And of course Covid tests are primarily mucous membrane based which is going to be inherently harder to evenly test compared to a blood sample where viral load is pretty evenly distributed.
At least for blood based diseases, detecting viral load via PCR testing is to such a sensitivity that if there's essentially any active viruses out and about or any active viral RNA floating around in cells then the tests come back positive.
And with sustained antiviral use testing is less about "do I have it/will I become contagious in the near future" (like coronavirus) and rather "is my antiviral regimen still killing the virus faster than it can wake up from latent genetic material sleeping in DNA".

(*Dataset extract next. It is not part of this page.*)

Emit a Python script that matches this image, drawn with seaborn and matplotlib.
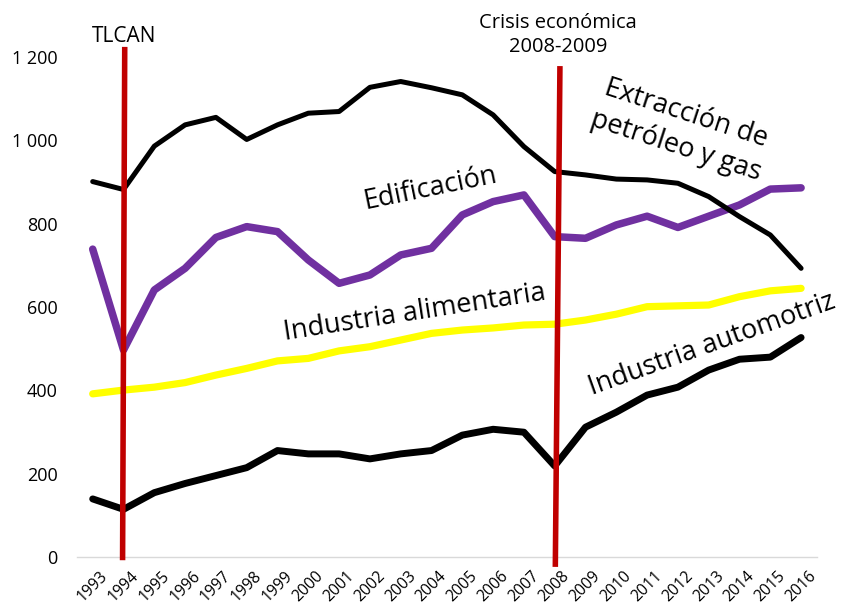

The former is a timing problem from one shot testing the latter is monitoring a steady state to track that the treatment remains effective and when it ceases being effective there's a lag time between viral load being detectable and sufficient viral load to be meaningfully contagious.
By contrast, testing with rapid tests is mostly about seeing why you're sick before you go somewhere, and those tests probably don't need to be as sensitive. The hospital has capacity to treat people because of the PCR tests and so we can manage if some of the PCR tests are false-negative. Most people are vaccinated so we can tolerate some Covid-positive people mingling in public places now.
Tests aren't magical, and there are different tests with different capabilities. I'd suggest you learn about sensitivity versus specificity and learn how to compute the false positive, false negative, true positive, and true negative rates. It might be eye opening for you.